Yeah, definitely. And not being afraid to receive that hug because a lot of times we will push it away, will push the help away, will push the affection away, and we need it, especially during these times.
And then they wonder why after seeing the therapist, they’re just getting prescribed the antidepressant and maybe not moving to healing. They’re not getting the EMDR for the trauma and some of the other things that a grief specialist would recommend.
The generic advice that you hear everywhere is true. Don’t make any major decisions that first year, because there’s a good chance they’ll be wrong or regrettable.So if at all possible, just tell everybody “Listen, no major decisions for the first year, then I’ll hear you out”. or “I will think it through and I will make that decision after I’ve gotten through this thing”.
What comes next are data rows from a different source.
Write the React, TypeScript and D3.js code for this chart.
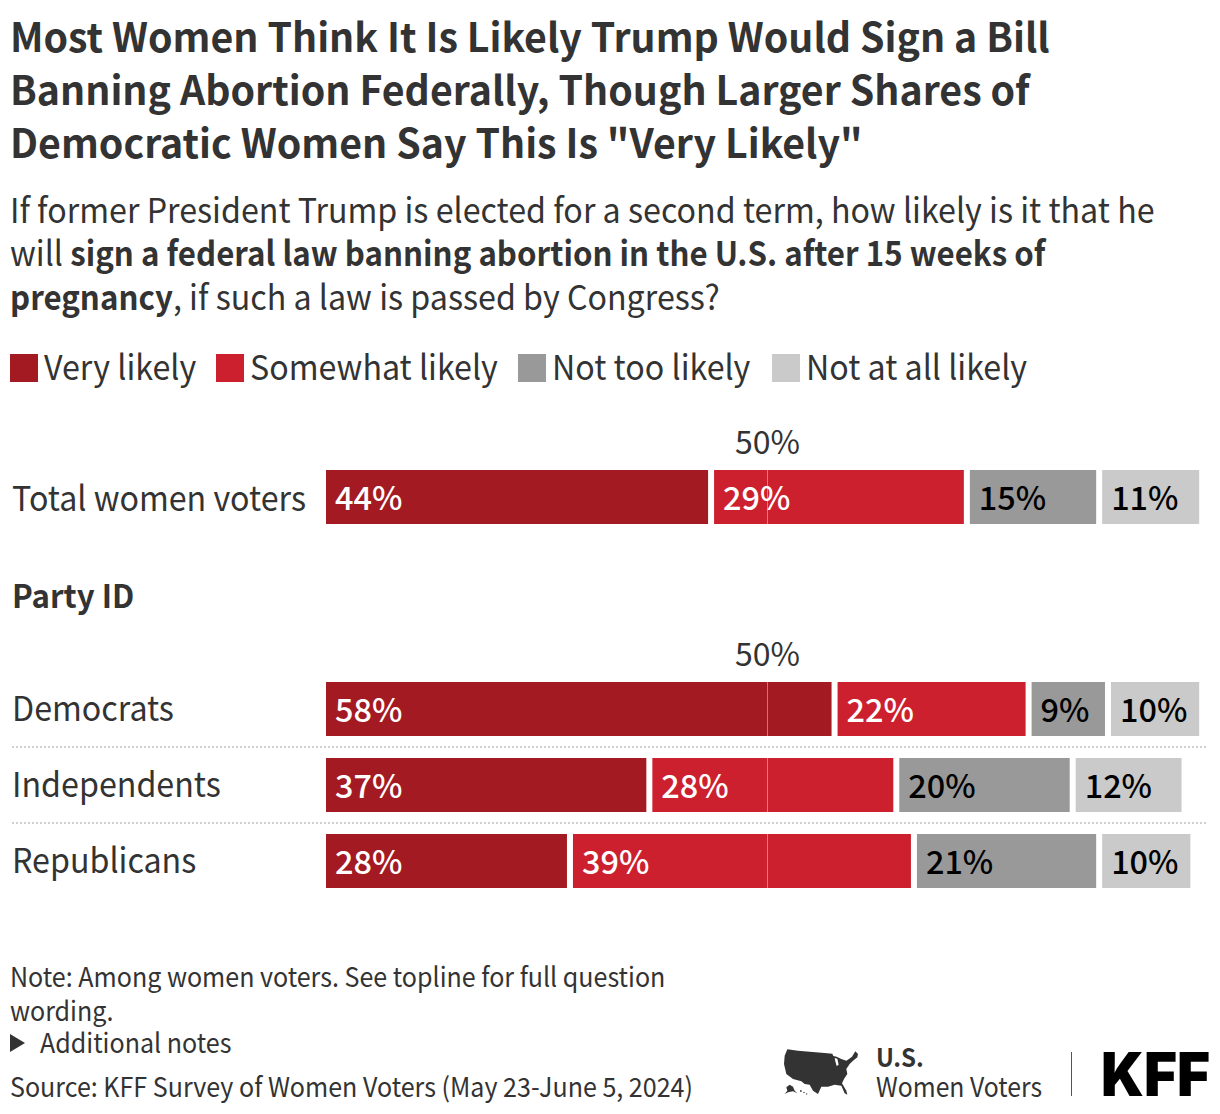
import { useEffect, useRef } from 'react';
import * as d3 from 'd3';

const fontFamily = '"Noto Sans CJK SC", "Noto Sans", sans-serif';

const titleLines = [
  'Most Women Think It Is Likely Trump Would Sign a Bill',
  'Banning Abortion Federally, Though Larger Shares of',
  'Democratic Women Say This Is "Very Likely"',
];

// each subtitle line is a list of [text, bold] runs
const subtitleLines: [string, boolean][][] = [
  [['If former President Trump is elected for a second term, how likely is it that he', false]],
  [['will ', false], ['sign a federal law banning abortion in the U.S. after 15 weeks of', true]],
  [['pregnancy', true], [', if such a law is passed by Congress?', false]],
];

const responses = ['Very likely', 'Somewhat likely', 'Not too likely', 'Not at all likely'];
const responseColors = ['#a31a22', '#cd202f', '#999999', '#cacaca'];
const labelColors = ['#ffffff', '#ffffff', '#000000', '#000000'];
const legendX = [10, 216, 518, 772];

const totalRows = ['Total women voters'];
const partyRows = ['Democrats', 'Independents', 'Republicans'];

const totalValues = [[44, 29, 15, 11]];
const partyValues = [
  [58, 22, 9, 10],
  [37, 28, 20, 12],
  [28, 39, 21, 10],
];

const noteLines = ['Note: Among women voters. See topline for full question', 'wording.'];

// logo outline, traced at 3x
const usMap =
  'M28 16 L60 20 L95 23 L140 27 L163 29 L166 36 L176 38 L190 45 L205 50 L214 44 L222 38 L232 22 L240 30 L238 40 L225 50 L215 60 L205 75 L208 90 L198 105 L192 118 L205 140 L208 152 L200 148 L190 125 L170 122 L150 128 L130 128 L120 150 L105 140 L95 122 L80 120 L70 112 L45 105 L25 90 L18 60 L20 35 Z';
const lakeMichigan = 'M170 42 L178 44 L182 62 L176 66 L172 52 Z';
const alaska = 'M25 130 L35 122 L45 128 L50 140 L58 148 L45 142 L30 145 L20 150 L28 140 Z';
const hawaii = 'M66 139 L71 139 L71 143 L66 143 Z M76 144 L80 144 L80 147 L76 147 Z M84 148 L88 149 L87 152 L84 151 Z';

const bodyScale = 0.948;
const boldScale = 0.92;
const footScale = 0.928;

const App = () => {
  const svgRef = useRef<SVGSVGElement>(null);

  useEffect(() => {
    if (!svgRef.current) return;
    document.body.style.margin = '0';

    const svg = d3.select(svgRef.current);
    svg.selectAll('*').remove();
    svg.style('font-family', fontFamily);

    // The reference face is narrower than the installed one, so squeeze text horizontally
    const squeezed = (px: number, py: number, sx: number, str: string, size: number, weight = 400, fill = '#333333') =>
      svg.append('text')
        .attr('transform', `translate(${px},${py}) scale(${sx},1)`)
        .attr('fill', fill)
        .style('font-size', `${size}px`)
        .style('font-weight', weight)
        .style('white-space', 'pre')
        .text(str);

    // Title
    titleLines.forEach((line, i) => {
      squeezed(10, [52, 104.5, 158][i], 0.983, line, 40, 700);
    });

    // Subtitle
    subtitleLines.forEach((runs, i) => {
      let cursor = 10;
      runs.forEach(([str, bold]) => {
        const sx = bold ? boldScale : bodyScale;
        const node = squeezed(cursor, 222.5 + i * 43.5, sx, str, 34, bold ? 700 : 400).node() as SVGTextElement;
        cursor += node.getComputedTextLength() * sx;
      });
    });

    // Legend
    responses.forEach((d, i) => {
      svg.append('rect')
        .attr('x', legendX[i])
        .attr('y', 354)
        .attr('width', 28)
        .attr('height', 28)
        .attr('fill', responseColors[i]);
      squeezed(legendX[i] + 34, 380, bodyScale, d, 34);
    });

    // Scales
    const x = d3.scaleLinear().domain([0, 100]).range([326, 1208]);
    const gap = 6;
    const totalY = d3.scaleBand().domain(totalRows).range([470, 524]);
    const partyY = d3.scaleBand().domain(partyRows).range([682, 888]).paddingInner(22 / 76);

    const drawGroup = (rows: string[], values: number[][], y: d3.ScaleBand<string>, labelOffset: number) => {
      rows.forEach((row, r) => {
        const top = y(row) as number;
        const g = svg.append('g');
        const stack = d3.cumsum(values[r]);
        const last = values[r].length - 1;

        squeezed(12, top + labelOffset, bodyScale, row, 34);

        g.selectAll('rect')
          .data(values[r])
          .join('rect')
          .attr('x', (d, i) => x(stack[i] - d))
          .attr('y', top)
          .attr('width', (d, i) => x(stack[i]) - x(stack[i] - d) - (i === last ? 0 : gap))
          .attr('height', y.bandwidth())
          .attr('fill', (d, i) => responseColors[i]);

        g.selectAll('text.value')
          .data(values[r])
          .join('text')
          .attr('class', 'value')
          .attr('x', (d, i) => x(stack[i] - d) + 9)
          .attr('y', top + 40)
          .attr('fill', (d, i) => labelColors[i])
          .style('font-size', '32.4px')
          .style('font-weight', 500)
          .text(d => `${d}%`);

        // 50% reference line
        g.append('line')
          .attr('x1', x(50) + 0.5)
          .attr('x2', x(50) + 0.5)
          .attr('y1', top)
          .attr('y2', top + y.bandwidth())
          .attr('stroke', '#ffffff')
          .attr('stroke-opacity', 0.4)
          .attr('stroke-width', 1);
      });

      svg.append('text')
        .attr('x', x(50) + 0.5)
        .attr('y', (y(rows[0]) as number) - 16)
        .attr('text-anchor', 'middle')
        .attr('fill', '#333333')
        .style('font-size', '32px')
        .text('50%');
    };

    drawGroup(totalRows, totalValues, totalY, 41);
    drawGroup(partyRows, partyValues, partyY, 39);

    // Group heading
    squeezed(12, 608, 0.975, 'Party ID', 32, 700);

    // Row separators
    svg.selectAll('line.sep')
      .data(partyRows.slice(1))
      .join('line')
      .attr('class', 'sep')
      .attr('x1', 12)
      .attr('x2', 1208)
      .attr('y1', d => (partyY(d) as number) - 11)
      .attr('y2', d => (partyY(d) as number) - 11)
      .attr('stroke', '#d0d0d0')
      .attr('stroke-width', 2)
      .attr('stroke-dasharray', '2 2');

    // Footer
    noteLines.forEach((line, i) => {
      squeezed(10, 987 + i * 34, footScale, line, 27);
    });
    svg.append('path').attr('d', 'M10 1034 L25 1043 L10 1052 Z').attr('fill', '#333333');
    squeezed(40, 1053, footScale, 'Additional notes', 27);
    squeezed(10, 1097, footScale, 'Source: KFF Survey of Women Voters (May 23-June 5, 2024)', 27);

    // Logos
    const logo = svg.append('g').attr('transform', 'translate(778,1044) scale(0.3333)');
    logo.append('path').attr('d', usMap).attr('fill', '#333333');
    logo.append('path').attr('d', lakeMichigan).attr('fill', '#ffffff');
    logo.append('path').attr('d', alaska).attr('fill', '#333333');
    logo.append('path').attr('d', hawaii).attr('fill', '#333333');
    squeezed(876, 1067, 0.96, 'U.S.', 25, 700);
    squeezed(876, 1097, 0.917, 'Women Voters', 27);
    svg.append('line')
      .attr('x1', 1071.5)
      .attr('x2', 1071.5)
      .attr('y1', 1052)
      .attr('y2', 1096)
      .attr('stroke', '#555555')
      .attr('stroke-width', 1);
    svg.append('text')
      .attr('x', 1101)
      .attr('y', 1096)
      .attr('textLength', 109)
      .attr('lengthAdjust', 'spacingAndGlyphs')
      .attr('fill', '#000000')
      .style('font-family', 'Inter, "Liberation Sans", sans-serif')
      .style('font-size', '61px')
      .style('font-weight', 900)
      .text('KFF');
  }, []);

  return <svg ref={svgRef} width={1220} height={1114} style={{ display: 'block' }} />;
};

export default App;
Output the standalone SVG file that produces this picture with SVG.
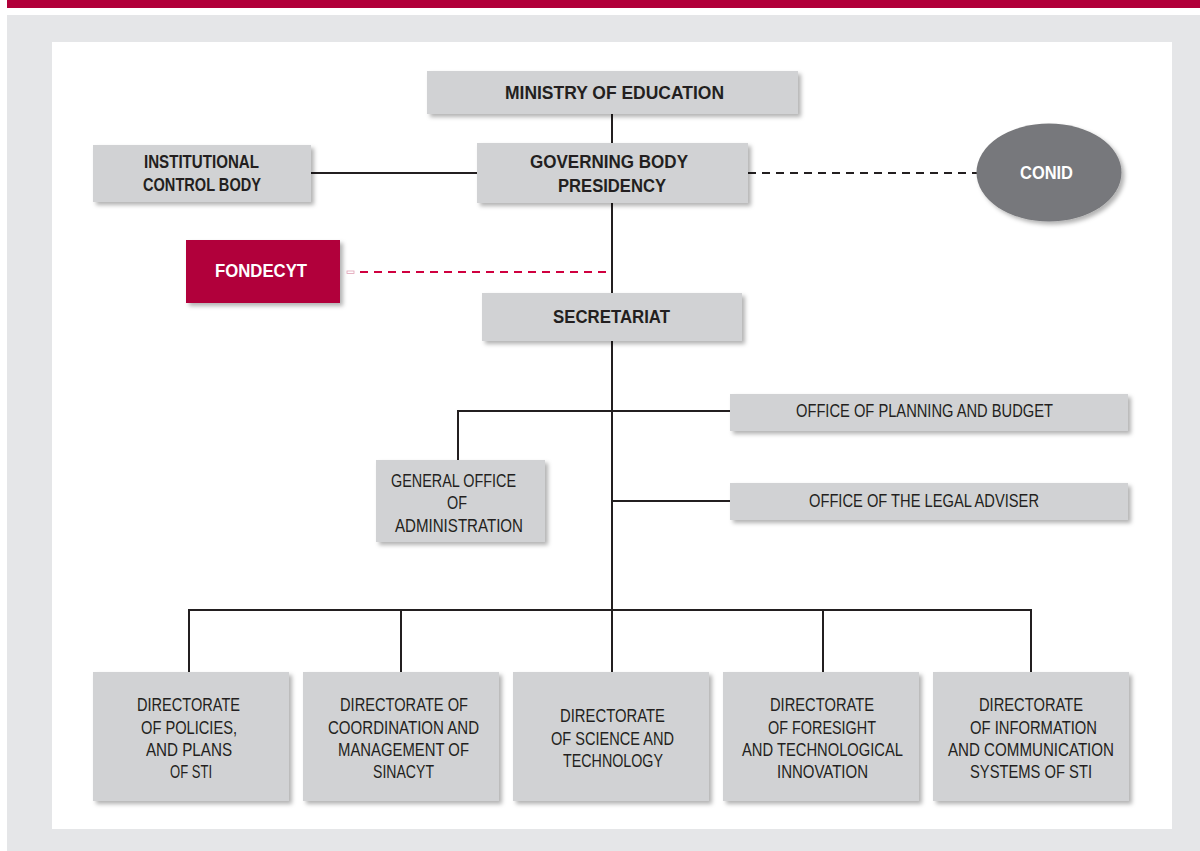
<svg xmlns="http://www.w3.org/2000/svg" width="1200" height="851" viewBox="0 0 1200 851">
<defs>
<filter id="sh" x="-10%" y="-10%" width="125%" height="130%">
<feDropShadow dx="3" dy="3" stdDeviation="2" flood-color="#000" flood-opacity="0.3"/>
</filter>
<style>
.box{fill:#d1d2d4;filter:url(#sh)}
.b{font-family:"Liberation Sans Narrow","Liberation Sans",Arial,sans-serif;font-weight:bold;font-size:18.5px;fill:#231f20;text-anchor:middle}
.r{font-family:"Liberation Sans Narrow","Liberation Sans",Arial,sans-serif;font-size:17.5px;fill:#231f20;text-anchor:middle}
.w{fill:#ffffff}
.ln{stroke:#231f20;stroke-width:2;fill:none}
</style>
</defs>
<rect x="0" y="0" width="1200" height="851" fill="#ffffff"/>
<rect x="7" y="0" width="1193" height="8" fill="#b1003a"/>
<rect x="7" y="15" width="1193" height="836" fill="#e5e6e8"/>
<rect x="52" y="42" width="1120" height="787" fill="#ffffff"/>

<g id="connectors">
<line class="ln" x1="612" y1="114" x2="612" y2="143"/>
<line class="ln" x1="612" y1="203" x2="612" y2="293"/>
<line class="ln" x1="612" y1="341" x2="612" y2="610"/>
<line class="ln" x1="311" y1="173" x2="477" y2="173"/>
<line class="ln" x1="748" y1="173" x2="977" y2="173" stroke-dasharray="8,6"/>
<line x1="360" y1="272" x2="612" y2="272" stroke="#d0003f" stroke-width="2" stroke-dasharray="8,6"/>
<rect x="347" y="271" width="7" height="2.5" fill="#fff" stroke="#e0a0b4" stroke-width="0.8"/>
<polyline class="ln" points="458,460 458,411 730,411"/>
<line class="ln" x1="612" y1="501" x2="730" y2="501"/>
<polyline class="ln" points="189,672 189,610 1031,610 1031,672"/>
<line class="ln" x1="401" y1="610" x2="401" y2="672"/>
<line class="ln" x1="612" y1="610" x2="612" y2="672"/>
<line class="ln" x1="823" y1="610" x2="823" y2="672"/>
</g>

<g id="ministry">
<rect class="box" x="427" y="71" width="371" height="43"/>
<text class="b" x="614.5" y="99" textLength="219" lengthAdjust="spacingAndGlyphs">MINISTRY OF EDUCATION</text>
</g>
<g id="governing">
<rect class="box" x="477" y="143" width="271" height="60"/>
<text class="b" x="609" y="168" textLength="158" lengthAdjust="spacingAndGlyphs">GOVERNING BODY</text>
<text class="b" x="612" y="192" textLength="108" lengthAdjust="spacingAndGlyphs">PRESIDENCY</text>
</g>
<g id="institutional">
<rect class="box" x="93" y="145" width="218" height="57"/>
<text class="b" x="201.5" y="168" textLength="115" lengthAdjust="spacingAndGlyphs">INSTITUTIONAL</text>
<text class="b" x="202" y="191" textLength="118" lengthAdjust="spacingAndGlyphs">CONTROL BODY</text>
</g>
<g id="conid">
<ellipse cx="1049" cy="172.5" rx="72.5" ry="49" fill="#77787b" filter="url(#sh)"/>
<text class="b w" x="1046.5" y="179" textLength="53" lengthAdjust="spacingAndGlyphs">CONID</text>
</g>
<g id="fondecyt">
<rect x="186" y="240" width="154" height="63" fill="#b1003a" filter="url(#sh)"/>
<text class="b w" x="261" y="277" textLength="92" lengthAdjust="spacingAndGlyphs">FONDECYT</text>
</g>
<g id="secretariat">
<rect class="box" x="482" y="293" width="260" height="48"/>
<text class="b" x="611.5" y="323" textLength="117" lengthAdjust="spacingAndGlyphs">SECRETARIAT</text>
</g>
<g id="planning">
<rect class="box" x="730" y="394" width="398" height="37"/>
<text class="r" x="924.5" y="417" textLength="257" lengthAdjust="spacingAndGlyphs">OFFICE OF PLANNING AND BUDGET</text>
</g>
<g id="legal">
<rect class="box" x="730" y="483" width="398" height="37"/>
<text class="r" x="924" y="507" textLength="230" lengthAdjust="spacingAndGlyphs">OFFICE OF THE LEGAL ADVISER</text>
</g>
<g id="admin">
<rect class="box" x="376" y="460" width="169" height="82"/>
<text class="r" x="453.5" y="487" textLength="125" lengthAdjust="spacingAndGlyphs">GENERAL OFFICE</text>
<text class="r" x="457" y="509" textLength="20" lengthAdjust="spacingAndGlyphs">OF</text>
<text class="r" x="459" y="532" textLength="128" lengthAdjust="spacingAndGlyphs">ADMINISTRATION</text>
</g>
<g id="dir1">
<rect class="box" x="93" y="672" width="196" height="129"/>
<text class="r" x="188.5" y="711" textLength="103" lengthAdjust="spacingAndGlyphs">DIRECTORATE</text>
<text class="r" x="189" y="734" textLength="96" lengthAdjust="spacingAndGlyphs">OF POLICIES,</text>
<text class="r" x="189" y="756" textLength="86" lengthAdjust="spacingAndGlyphs">AND PLANS</text>
<text class="r" x="191" y="778" textLength="42" lengthAdjust="spacingAndGlyphs">OF STI</text>
</g>
<g id="dir2">
<rect class="box" x="303" y="672" width="196" height="129"/>
<text class="r" x="404" y="711" textLength="128" lengthAdjust="spacingAndGlyphs">DIRECTORATE OF</text>
<text class="r" x="403.5" y="734" textLength="151" lengthAdjust="spacingAndGlyphs">COORDINATION AND</text>
<text class="r" x="403.5" y="756" textLength="131" lengthAdjust="spacingAndGlyphs">MANAGEMENT OF</text>
<text class="r" x="403.5" y="778" textLength="61" lengthAdjust="spacingAndGlyphs">SINACYT</text>
</g>
<g id="dir3">
<rect class="box" x="513" y="672" width="196" height="129"/>
<text class="r" x="612.5" y="722" textLength="105" lengthAdjust="spacingAndGlyphs">DIRECTORATE</text>
<text class="r" x="612.5" y="745" textLength="123" lengthAdjust="spacingAndGlyphs">OF SCIENCE AND</text>
<text class="r" x="613" y="767" textLength="100" lengthAdjust="spacingAndGlyphs">TECHNOLOGY</text>
</g>
<g id="dir4">
<rect class="box" x="723" y="672" width="196" height="129"/>
<text class="r" x="822" y="711" textLength="104" lengthAdjust="spacingAndGlyphs">DIRECTORATE</text>
<text class="r" x="822" y="734" textLength="108" lengthAdjust="spacingAndGlyphs">OF FORESIGHT</text>
<text class="r" x="822.5" y="756" textLength="161" lengthAdjust="spacingAndGlyphs">AND TECHNOLOGICAL</text>
<text class="r" x="822.5" y="778" textLength="91" lengthAdjust="spacingAndGlyphs">INNOVATION</text>
</g>
<g id="dir5">
<rect class="box" x="933" y="672" width="196" height="129"/>
<text class="r" x="1031" y="711" textLength="104" lengthAdjust="spacingAndGlyphs">DIRECTORATE</text>
<text class="r" x="1033.5" y="734" textLength="127" lengthAdjust="spacingAndGlyphs">OF INFORMATION</text>
<text class="r" x="1031" y="756" textLength="166" lengthAdjust="spacingAndGlyphs">AND COMMUNICATION</text>
<text class="r" x="1031" y="778" textLength="122" lengthAdjust="spacingAndGlyphs">SYSTEMS OF STI</text>
</g>
</svg>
A lot of times. if we don’t have the mental tools or mental framework to put some of the things in perspective, I was dealing Fred with a lot of “Less Than” issues that had gone back to my Dad in my childhood and teenage years, and I needed to work on those because those were manifesting themselves post the loss of my wife, where I felt Less Than, “Hey, I wasn’t able to help save her… I was I was a loser. Right? Right?”. And so it brought up all of those old feelings. And so we did have to go back to address some of those issues because those were the ways of grief and how it was manifesting in me, which was this kind of defeatist attitude, like, oh, I had just lost lost the biggest battle of my life,
And I talk about that a bit from the other angle, which is to learn to forgive yourself. Absolutely. A lot of this is about learning to forgive ourselves. Because sometimes during our wife’s illness, we will feel looking back that we failed, that we did not get her to the best doctors, we didn’t get her to the treatment fast enough, we didn’t recognize when she was becoming ill, all of these things.
Well, the most important thing I tell guys, when I first talked to him is: know that this is perfectly normal, and that you are NOT going crazy. You’re gonna be okay. But ask for help. And accept it. I know you may think you don’t need it, but I’m here to tell you, you do. And it can help.